Later the Council of Trent (1545-1563) explicitly declared that Mary was exempt from the taint of original sin. From then on the belief was embraced generally and defended by all schools of theology. Many Catholic leaders and founders of the eighteenth and nineteenth centuries promoted and expounded Mary's Immaculate Conception with special interest and verve, and this doctrine became an important part of many Marian spiritualities. One such exponent was Blessed William Joseph Chaminade (1761-1850), founder of the Marianist Family.

At the First Council of Baltimore in 1846 the Catholic bishops of the United States of America chose Mary under the title of her Immaculate Conception as the patron saint of the nation. This deepened interest in the vast new country.

The apparition of Mary immaculate to St. Catherine Laboure in 1830 at Paris also advanced the devotion. And the solemn definition in 1854 was the culmination of this development. Like an additional seal on the definition, four years later Mary appeared to St. Bernadette Soubirious at Lourdes and identified herself when asked who she is by replying, "I am the Immaculate Conception."

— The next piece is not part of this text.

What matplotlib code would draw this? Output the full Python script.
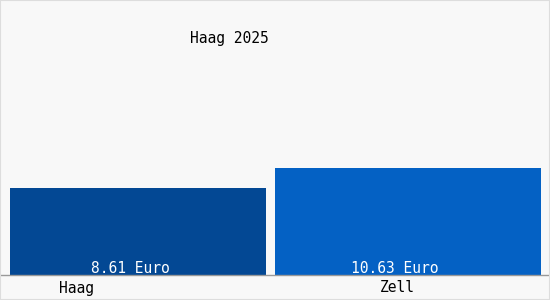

In 1863 a new Mass and Office were composed for the feast of the Immaculate Conception of Mary. This feast is also celebrated as the Conception of the Blessed Virgin Mary by the Church of England. Among the Eastern Churches the feast of the Conception by St. Anne of the most Holy Theotokos continues to be observed on December 9. The date set for the feast is nine months before the feast of the Birth of Mary on September 8.

To celebrate the centenary of the definition of Mary's Immaculate Conception, Pope Pius XII, a great apostle of Mary, declared 1954 a Marian Year, the first.

In 2004 we are privileged to mark the sesquicentennial of that definition. "O Mary, conceived without sin, pray for us who have recourse to you."